Part of the reason could be that the campus has not gone through the same transformative changes that the data center has experienced. Most enterprises are slow to upgrade the campus, where connectivity is the primary objective. And thus, the campus hasn’t been virtualized to the extent of, or as fast as, the data center. Of course, with wired connections being replaced by wireless options in the campus, it would seem that the campus is going to see a bit of an innovation growth spurt. Minimally, technologies like CBRS and LTE are going to accelerate change. And insofar as wireless solutions more prominently feature controller-based management, that change will undoubtedly bleed into the wired side as well, especially as security policies have to be reconciled across more devices accessing more applications.
More cynical audiences might also conclude that with only a few vendors having end-to-end reach from data center to campus, the amount of campus chatter in a noisy marketplace is simply diluted by a data center story that is easier to tell. For most, it’s fairly convenient to ignore the campus.
Juniper Networks believes the campus should be multicloud-ready
Juniper’s point of view here is clear: any multicloud strategy must extend all the way to the campus and branch.
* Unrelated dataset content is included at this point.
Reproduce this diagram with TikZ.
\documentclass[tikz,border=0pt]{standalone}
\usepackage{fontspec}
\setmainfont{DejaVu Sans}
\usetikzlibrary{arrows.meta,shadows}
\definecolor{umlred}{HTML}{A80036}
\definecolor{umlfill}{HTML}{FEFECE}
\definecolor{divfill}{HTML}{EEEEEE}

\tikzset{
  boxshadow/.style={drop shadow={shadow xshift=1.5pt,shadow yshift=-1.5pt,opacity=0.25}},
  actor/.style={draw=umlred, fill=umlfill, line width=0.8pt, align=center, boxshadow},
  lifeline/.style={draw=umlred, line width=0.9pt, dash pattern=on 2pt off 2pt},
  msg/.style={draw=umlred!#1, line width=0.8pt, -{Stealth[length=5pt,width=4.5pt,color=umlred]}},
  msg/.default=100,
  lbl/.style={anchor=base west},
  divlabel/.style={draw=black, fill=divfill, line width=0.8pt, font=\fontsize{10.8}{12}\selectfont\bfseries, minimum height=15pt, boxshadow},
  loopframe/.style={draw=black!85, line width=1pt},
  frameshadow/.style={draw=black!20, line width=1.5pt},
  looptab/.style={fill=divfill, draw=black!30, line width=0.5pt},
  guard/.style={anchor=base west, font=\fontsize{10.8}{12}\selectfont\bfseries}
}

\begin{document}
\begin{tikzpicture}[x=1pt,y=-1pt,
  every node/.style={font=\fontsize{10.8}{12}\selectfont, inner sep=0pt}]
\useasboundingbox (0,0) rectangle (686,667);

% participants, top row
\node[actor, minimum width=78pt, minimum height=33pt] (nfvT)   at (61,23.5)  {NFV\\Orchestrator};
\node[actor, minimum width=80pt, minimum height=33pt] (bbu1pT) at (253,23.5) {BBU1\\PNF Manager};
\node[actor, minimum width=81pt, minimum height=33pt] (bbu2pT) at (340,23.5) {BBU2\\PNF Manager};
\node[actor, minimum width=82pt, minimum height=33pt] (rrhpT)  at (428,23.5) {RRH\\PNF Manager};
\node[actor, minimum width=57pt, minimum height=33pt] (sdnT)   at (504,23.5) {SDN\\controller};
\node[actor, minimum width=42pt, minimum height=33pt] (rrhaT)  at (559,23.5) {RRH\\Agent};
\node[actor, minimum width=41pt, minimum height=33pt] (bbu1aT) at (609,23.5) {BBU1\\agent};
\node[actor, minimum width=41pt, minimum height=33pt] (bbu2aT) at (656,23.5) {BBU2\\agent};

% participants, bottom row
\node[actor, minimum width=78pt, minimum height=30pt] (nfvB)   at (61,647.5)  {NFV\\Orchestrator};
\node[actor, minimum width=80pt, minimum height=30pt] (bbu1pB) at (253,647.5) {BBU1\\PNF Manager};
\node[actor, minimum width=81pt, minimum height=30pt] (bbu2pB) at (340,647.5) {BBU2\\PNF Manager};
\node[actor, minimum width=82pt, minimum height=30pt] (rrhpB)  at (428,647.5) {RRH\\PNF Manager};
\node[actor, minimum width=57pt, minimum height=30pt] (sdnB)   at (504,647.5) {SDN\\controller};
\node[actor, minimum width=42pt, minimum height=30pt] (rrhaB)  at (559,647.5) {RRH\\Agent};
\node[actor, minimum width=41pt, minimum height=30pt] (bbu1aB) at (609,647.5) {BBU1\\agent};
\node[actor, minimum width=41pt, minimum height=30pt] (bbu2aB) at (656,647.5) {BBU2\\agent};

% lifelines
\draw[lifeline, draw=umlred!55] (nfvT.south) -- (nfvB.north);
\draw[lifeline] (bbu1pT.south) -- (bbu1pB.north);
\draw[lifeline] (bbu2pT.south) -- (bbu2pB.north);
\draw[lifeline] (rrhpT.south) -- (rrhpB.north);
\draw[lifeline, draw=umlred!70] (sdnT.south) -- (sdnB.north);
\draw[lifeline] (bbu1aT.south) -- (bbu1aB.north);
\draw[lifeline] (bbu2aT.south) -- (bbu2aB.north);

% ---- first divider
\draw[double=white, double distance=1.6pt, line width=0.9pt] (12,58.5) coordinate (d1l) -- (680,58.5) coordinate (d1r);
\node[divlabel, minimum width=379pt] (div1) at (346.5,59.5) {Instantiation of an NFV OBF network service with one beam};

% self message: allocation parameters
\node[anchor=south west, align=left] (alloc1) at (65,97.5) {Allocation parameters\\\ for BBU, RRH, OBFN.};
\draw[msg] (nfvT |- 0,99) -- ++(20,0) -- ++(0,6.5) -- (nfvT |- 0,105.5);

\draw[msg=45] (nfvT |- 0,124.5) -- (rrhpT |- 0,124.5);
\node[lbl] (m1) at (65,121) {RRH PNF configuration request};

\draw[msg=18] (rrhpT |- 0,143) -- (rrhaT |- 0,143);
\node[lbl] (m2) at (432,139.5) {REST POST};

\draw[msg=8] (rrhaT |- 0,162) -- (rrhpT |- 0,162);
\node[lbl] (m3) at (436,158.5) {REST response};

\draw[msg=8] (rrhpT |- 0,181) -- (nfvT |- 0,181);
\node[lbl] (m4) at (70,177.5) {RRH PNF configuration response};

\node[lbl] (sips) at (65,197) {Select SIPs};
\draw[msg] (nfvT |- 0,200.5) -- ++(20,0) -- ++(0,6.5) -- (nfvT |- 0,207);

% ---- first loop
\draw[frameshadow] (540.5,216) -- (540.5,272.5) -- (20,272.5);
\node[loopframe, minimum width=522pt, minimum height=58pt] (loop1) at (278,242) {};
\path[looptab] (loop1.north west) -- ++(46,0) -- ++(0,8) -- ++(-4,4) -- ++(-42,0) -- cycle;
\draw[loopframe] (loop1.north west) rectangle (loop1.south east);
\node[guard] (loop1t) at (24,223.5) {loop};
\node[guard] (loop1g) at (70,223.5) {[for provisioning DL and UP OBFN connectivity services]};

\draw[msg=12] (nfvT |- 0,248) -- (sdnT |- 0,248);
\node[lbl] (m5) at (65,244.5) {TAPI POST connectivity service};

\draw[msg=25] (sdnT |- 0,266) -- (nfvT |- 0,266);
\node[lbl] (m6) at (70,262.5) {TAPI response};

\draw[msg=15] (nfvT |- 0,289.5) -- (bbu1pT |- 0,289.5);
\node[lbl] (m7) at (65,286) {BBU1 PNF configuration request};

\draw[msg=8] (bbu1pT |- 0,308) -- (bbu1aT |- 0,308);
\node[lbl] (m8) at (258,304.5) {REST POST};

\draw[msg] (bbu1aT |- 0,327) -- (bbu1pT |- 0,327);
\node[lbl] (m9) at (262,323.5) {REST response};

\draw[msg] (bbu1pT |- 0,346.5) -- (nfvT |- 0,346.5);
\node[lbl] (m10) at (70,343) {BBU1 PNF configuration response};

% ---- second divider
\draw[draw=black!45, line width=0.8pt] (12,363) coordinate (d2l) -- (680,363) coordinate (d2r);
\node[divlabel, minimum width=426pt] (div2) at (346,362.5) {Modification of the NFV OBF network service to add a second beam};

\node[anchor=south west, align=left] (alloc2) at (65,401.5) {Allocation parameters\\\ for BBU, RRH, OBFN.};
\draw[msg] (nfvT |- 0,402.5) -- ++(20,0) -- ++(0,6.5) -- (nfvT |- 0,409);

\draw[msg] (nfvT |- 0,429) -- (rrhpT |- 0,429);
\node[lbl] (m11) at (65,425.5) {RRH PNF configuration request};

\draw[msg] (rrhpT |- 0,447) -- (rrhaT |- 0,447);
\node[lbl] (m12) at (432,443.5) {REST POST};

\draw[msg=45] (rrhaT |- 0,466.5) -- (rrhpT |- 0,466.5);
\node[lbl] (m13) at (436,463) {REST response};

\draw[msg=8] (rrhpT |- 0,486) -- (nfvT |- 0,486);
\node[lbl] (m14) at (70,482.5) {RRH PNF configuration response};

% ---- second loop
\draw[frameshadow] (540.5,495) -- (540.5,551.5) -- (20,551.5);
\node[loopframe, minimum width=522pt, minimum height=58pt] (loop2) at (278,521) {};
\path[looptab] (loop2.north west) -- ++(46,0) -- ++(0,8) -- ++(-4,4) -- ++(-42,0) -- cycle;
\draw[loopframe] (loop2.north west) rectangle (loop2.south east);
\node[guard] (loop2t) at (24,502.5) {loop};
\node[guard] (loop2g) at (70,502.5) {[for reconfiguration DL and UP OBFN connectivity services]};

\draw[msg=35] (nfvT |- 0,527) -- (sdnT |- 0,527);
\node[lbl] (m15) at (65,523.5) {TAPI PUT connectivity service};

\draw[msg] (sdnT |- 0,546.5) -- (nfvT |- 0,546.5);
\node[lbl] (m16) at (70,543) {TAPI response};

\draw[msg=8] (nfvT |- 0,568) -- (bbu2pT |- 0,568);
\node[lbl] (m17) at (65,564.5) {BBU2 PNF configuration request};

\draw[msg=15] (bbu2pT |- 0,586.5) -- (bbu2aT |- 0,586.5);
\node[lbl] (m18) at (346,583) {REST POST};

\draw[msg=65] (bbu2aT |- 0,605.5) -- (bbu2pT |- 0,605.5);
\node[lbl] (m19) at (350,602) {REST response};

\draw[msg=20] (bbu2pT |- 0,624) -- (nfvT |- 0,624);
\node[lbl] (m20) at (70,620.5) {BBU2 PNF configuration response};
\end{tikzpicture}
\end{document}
It’s with that foundational premise in mind that Juniper is expanding its campus portfolio to help enable enterprises move from where they are, toward a multicloud future. In the campus, Juniper features these platforms:
EX9250—This evolved, compact core switch comes in 1RU and 3RU sizes. The smaller 1RU form factor has a shallow depth to allow for installation in any wiring closet environment, while the 3RU version allows for expansion, as needed. The EX9250 supports both 802.1br and EVPN, giving enterprises multiple fabric management options.
EX2300—This entry-level multi-gig switch has up to 16 ports for 1GbE and 2.5GbE connectivity.
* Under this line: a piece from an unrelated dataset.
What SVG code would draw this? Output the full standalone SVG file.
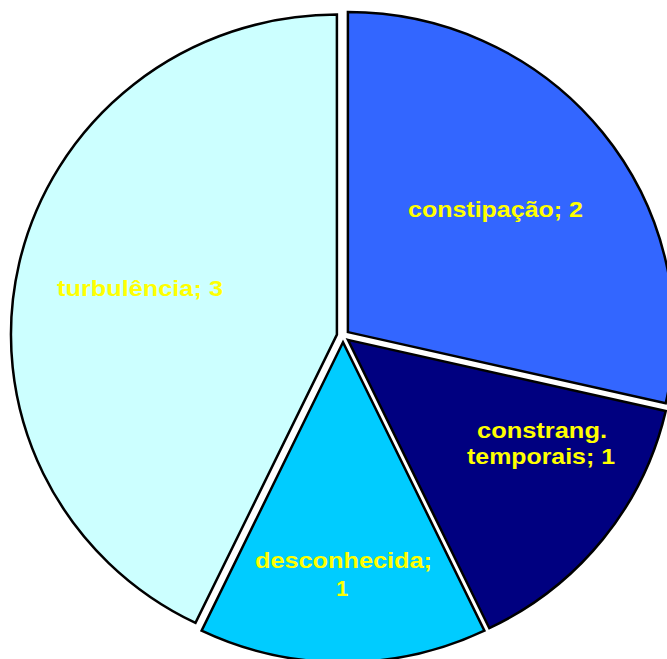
<svg xmlns="http://www.w3.org/2000/svg" width="667" height="659" viewBox="0 0 667 659">
<style>
.slice{stroke:#000;stroke-width:2.5;stroke-linejoin:miter}
.lbl{font-family:"Liberation Sans",Arial,sans-serif;font-weight:bold;font-size:22px;fill:#FFFF00;text-anchor:middle}
</style>
<rect width="667" height="659" fill="#fff"/>
<g id="turbulencia">
<path class="slice" fill="#CCFFFF" d="M336.9,334.6 L195.5,622.9 A326,320 0 0 1 336.9,14.6 Z"/>
<text class="lbl" x="140" y="296" textLength="166" lengthAdjust="spacingAndGlyphs">turbulência; 3</text>
</g>
<g id="constipacao">
<path class="slice" fill="#3366FF" d="M347.9,332.1 L347.9,12.1 A326,320 0 0 1 665.7,403.3 Z"/>
<text class="lbl" x="495.5" y="217" textLength="175" lengthAdjust="spacingAndGlyphs">constipação; 2</text>
</g>
<g id="constrang">
<path class="slice" fill="#000080" d="M347.9,339.9 L665.7,411.1 A326,320 0 0 1 489.3,628.2 Z"/>
<text class="lbl" x="542" y="438" textLength="130" lengthAdjust="spacingAndGlyphs">constrang.</text>
<text class="lbl" x="541" y="464" textLength="148" lengthAdjust="spacingAndGlyphs">temporais; 1</text>
</g>
<g id="desconhecida">
<path class="slice" fill="#00CCFF" d="M343,342.3 L484.4,630.6 A326,320 0 0 1 201.6,630.6 Z"/>
<text class="lbl" x="343.5" y="568" textLength="177" lengthAdjust="spacingAndGlyphs">desconhecida;</text>
<text class="lbl" x="342" y="596">1</text>
</g>
<g id="connectors"/>
</svg>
EX4300—This larger-size multi-gig switch supports up to 24 ports for 1GbE, 2.5GbE, 5GbE, and 10GbE access. It features industry-leading PoE up to 95W. And it supports MACsec on all ports to provide a secure on-ramp to the cloud.
In its pursuit of a simplified campus experience, Juniper is also delivering management support:
Juniper Sky Enterprise—This cloud management tool allows customers to manage the campus from a single point of control. With a subscription model, Juniper Sky Enterprise provides policy control over both switches and firewalls, along with integration into wireless access points, for a seamless campus management experience.
Juniper’s entire campus portfolio runs Junos software. This means that Juniper can extend its industry-leading telemetry and automation capabilities from the cloud to the campus. The ability to leverage streaming telemetry, programmatic interfaces and standard integrations with common operations tools (from Ansible to Splunk, and everything in between) means that enterprises can eliminate the hard boundary between what typically exists between the cloud (private or public) and the user (campus or branch).
Migrating to multicloud
The move to multicloud will not be done in a single step. There is no single product that encompasses everything necessary for a full multicloud environment. And if there were, enterprises would need to adapt their tools, processes and people to fit the new security and operational models required to manage it.
The simple path to a secure and automated multicloud will start with normal refreshes and expansions. As a normal manner of business, enterprises should make sure that each step they take is a step forward. Each architectural shift, purchase or operational enhancement should make multicloud more accessible. And above all else, enterprises should not do anything that reduces options or precludes them from pursuing a multicloud strategy at some point in the future.
Where PINs can be treated like isolated islands in a pre-cloud architecture, multicloud demands that security and automation traverse the end-to-end network. By extending policy and operational control across all of the multicloud components, Juniper is helping enterprises build campuses that are multicloud-ready.